To explore whether a specific experimental setup has been used by someone to model ensembles, users can employ the searchable experimental tags of the controlled vocabulary created and maintained by the PED biocurator team. For instance, one might be interested in a setup where both NMR and SAXS data were used to refine an MD-based pool of conformations generated by an AMBER force field.

12.Open a web browser and connect to PED at https://proteinensemble.org/, then select the “Browse” button from the top bar. Alternatively, directly access the Browse page of the Protein Ensemble Database at https://proteinensemble.org/browse/ and select the type of search next to the search box.

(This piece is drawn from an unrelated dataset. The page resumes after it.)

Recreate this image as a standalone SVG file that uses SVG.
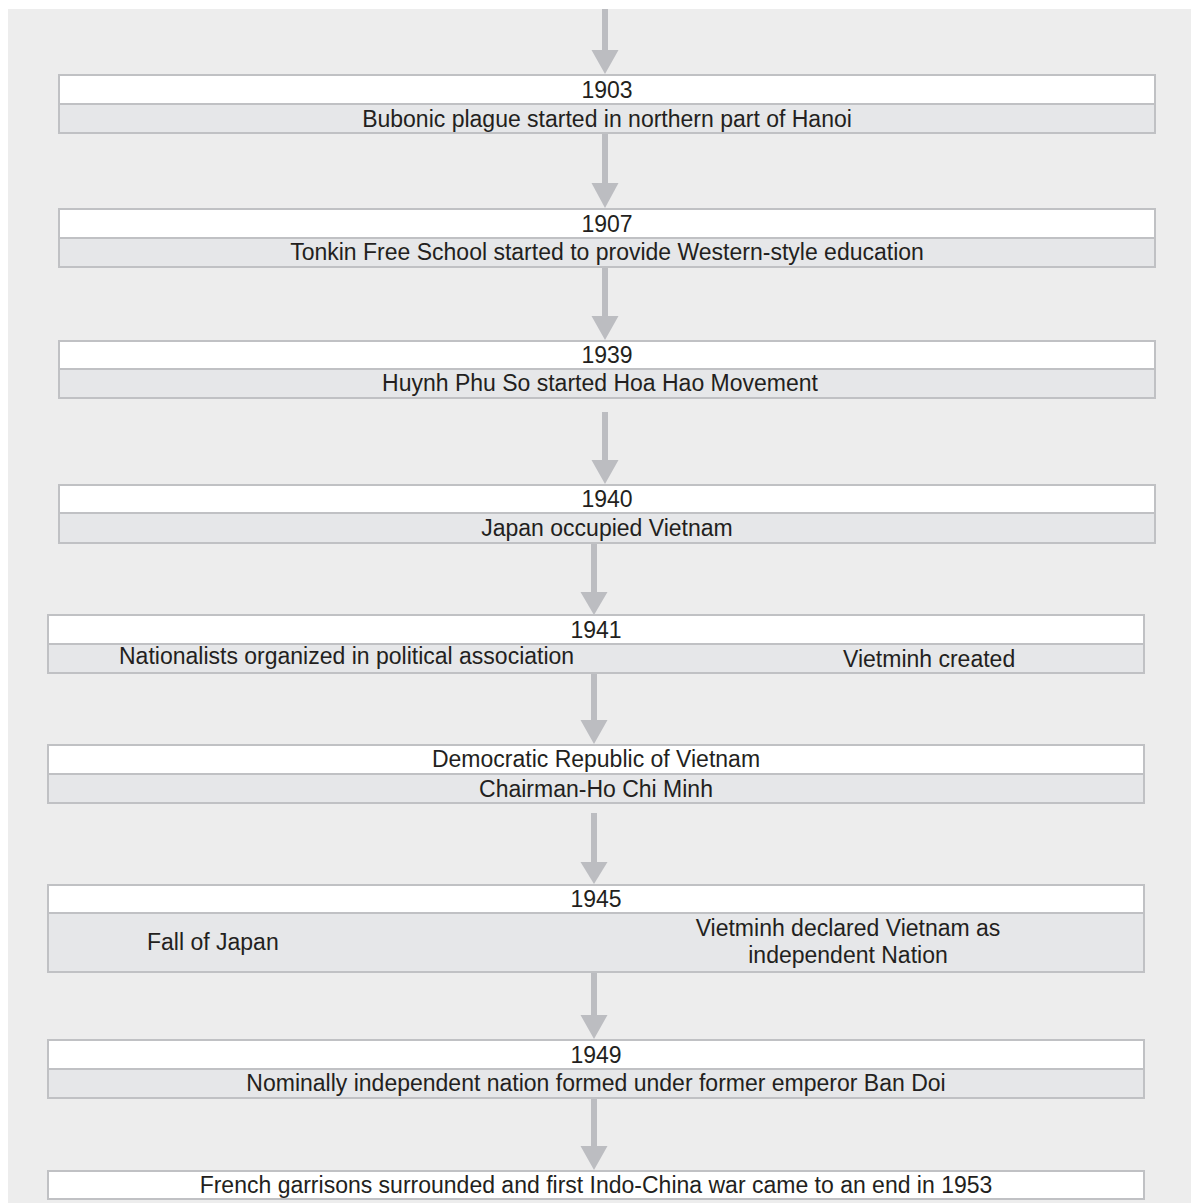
<svg xmlns="http://www.w3.org/2000/svg" width="1191" height="1203" viewBox="0 0 1191 1203">
  <defs>
    <style>
      .panel { fill: #ededed; }
      .top { fill: #ffffff; stroke: #c0c1c4; stroke-width: 2; }
      .bot { fill: #e6e7e9; stroke: #c0c1c4; stroke-width: 2; }
      .shaft { stroke: #bcbdc1; stroke-width: 6; fill: none; }
      .head { fill: #bcbdc1; }
      text { font-family: "Liberation Sans", Arial, sans-serif; font-size: 23px; fill: #231f20; }
      .c { text-anchor: middle; }
    </style>
  </defs>

  <rect class="panel" x="8" y="9" width="1183" height="1194"/>

  <!-- connectors: shaft + triangular head -->
  <g id="connectors">
    <line class="shaft" x1="605" y1="9" x2="605" y2="52"/>
    <polygon class="head" points="591.5,50 618.5,50 605,74"/>
    <line class="shaft" x1="605" y1="134" x2="605" y2="185"/>
    <polygon class="head" points="591.5,183 618.5,183 605,208"/>
    <line class="shaft" x1="605" y1="268" x2="605" y2="318"/>
    <polygon class="head" points="591.5,316 618.5,316 605,340"/>
    <line class="shaft" x1="605" y1="412" x2="605" y2="462"/>
    <polygon class="head" points="591.5,460 618.5,460 605,484"/>
    <line class="shaft" x1="594" y1="543" x2="594" y2="594"/>
    <polygon class="head" points="580.5,592 607.5,592 594,615"/>
    <line class="shaft" x1="594" y1="673" x2="594" y2="722"/>
    <polygon class="head" points="580.5,720 607.5,720 594,744"/>
    <line class="shaft" x1="594" y1="813" x2="594" y2="864"/>
    <polygon class="head" points="580.5,862 607.5,862 594,884"/>
    <line class="shaft" x1="594" y1="973" x2="594" y2="1017"/>
    <polygon class="head" points="580.5,1015 607.5,1015 594,1039"/>
    <line class="shaft" x1="594" y1="1098" x2="594" y2="1148"/>
    <polygon class="head" points="580.5,1146 607.5,1146 594,1170"/>
  </g>

  <g id="node-1903">
    <rect class="top" x="59" y="75" width="1096" height="29"/>
    <rect class="bot" x="59" y="104" width="1096" height="29"/>
    <text class="c" x="607" y="98">1903</text>
    <text class="c" x="607" y="127">Bubonic plague started in northern part of Hanoi</text>
  </g>

  <g id="node-1907">
    <rect class="top" x="59" y="209" width="1096" height="29"/>
    <rect class="bot" x="59" y="238" width="1096" height="29"/>
    <text class="c" x="607" y="232">1907</text>
    <text class="c" x="607" y="260">Tonkin Free School started to provide Western-style education</text>
  </g>

  <g id="node-1939">
    <rect class="top" x="59" y="341" width="1096" height="28"/>
    <rect class="bot" x="59" y="369" width="1096" height="29"/>
    <text class="c" x="607" y="363">1939</text>
    <text class="c" x="600" y="391">Huynh Phu So started Hoa Hao Movement</text>
  </g>

  <g id="node-1940">
    <rect class="top" x="59" y="485" width="1096" height="28"/>
    <rect class="bot" x="59" y="513" width="1096" height="30"/>
    <text class="c" x="607" y="507">1940</text>
    <text class="c" x="607" y="536">Japan occupied Vietnam</text>
  </g>

  <g id="node-1941">
    <rect class="top" x="48" y="615" width="1096" height="29"/>
    <rect class="bot" x="48" y="644" width="1096" height="29"/>
    <text class="c" x="596" y="638">1941</text>
    <text x="119" y="664">Nationalists organized in political association</text>
    <text x="843" y="667">Vietminh created</text>
  </g>

  <g id="node-drv">
    <rect class="top" x="48" y="745" width="1096" height="29"/>
    <rect class="bot" x="48" y="774" width="1096" height="29"/>
    <text class="c" x="596" y="767">Democratic Republic of Vietnam</text>
    <text class="c" x="596" y="797">Chairman-Ho Chi Minh</text>
  </g>

  <g id="node-1945">
    <rect class="top" x="48" y="885" width="1096" height="28"/>
    <rect class="bot" x="48" y="913" width="1096" height="59"/>
    <text class="c" x="596" y="907">1945</text>
    <text x="147" y="950">Fall of Japan</text>
    <text class="c" x="848" y="936">Vietminh declared Vietnam as</text>
    <text class="c" x="848" y="963">independent Nation</text>
  </g>

  <g id="node-1949">
    <rect class="top" x="48" y="1040" width="1096" height="29"/>
    <rect class="bot" x="48" y="1069" width="1096" height="29"/>
    <text class="c" x="596" y="1063">1949</text>
    <text class="c" x="596" y="1091">Nominally independent nation formed under former emperor Ban Doi</text>
  </g>

  <g id="node-1953">
    <rect class="top" x="48" y="1171" width="1096" height="28"/>
    <text class="c" x="596" y="1193">French garrisons surrounded and first Indo-China war came to an end in 1953</text>
  </g>
</svg>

13.To search terms from the PED controlled vocabulary (https://proteinensemble.org/about#cv; Fig. 3A), select “Experimental tag” from the drop-down menu.

Searching for entries with method-specific keyword terms from the controlled vocabulary of PED (A) using multiple search fields (Experimental tag) in the Browse (B).

14.Type the ’AMBER’ keyword into the search box to see the entries that contain the term in their ensemble determination methodology.

15.You can add more tags to your search by clicking on the “Add” button on the right. The new search field that appears will be set to the default value “Free text.”

16.Change the type of the second search field to “Experimental tag” similarly as before and enter the second keyword ’NMR.’

17.Click again on the “Add” button on the right.

18.Change the field from “Free text” to “Experimental tag” and type your third keyword SAXS (Fig. 3B). As of today, there are two ensembles that fulfill the above selected criteria—PED00180 and PED00181—generated by the same authors with almost identical methodology (Chan-Yao-Chong et al., 2019, 2020).

Note

Browse the ontology of the controlled vocabulary to find experimental tags relevant to you. You can do this on the About page (https://proteinensemble.org/about; Fig. 3A) by opening the sub-ontologies with a simple click on the arrows to their left or by typing keywords into the filtering textbox.

Support Protocol 1: PROGRAMMATIC ACCESS WITH THE PED API

PED has a RESTful API for the programmatic access to retrieve entries and corresponding ensemble models, or to perform a customized search in the database. The Help page of PED lists all API endpoints with short descriptions and examples (https://proteinensemble.org/help#api). These endpoints are available from the https://proteinensemble.org/api/{endpoint_name} URL. Below, we exemplify three procedures, with explanations, using a Python script as a client: (i) how to retrieve metadata of entries; (ii) how to download ensembles; and (iii) how to search for the available ensembles associated with a protein accession number (UniProt accession) and with both an accession number and a given method.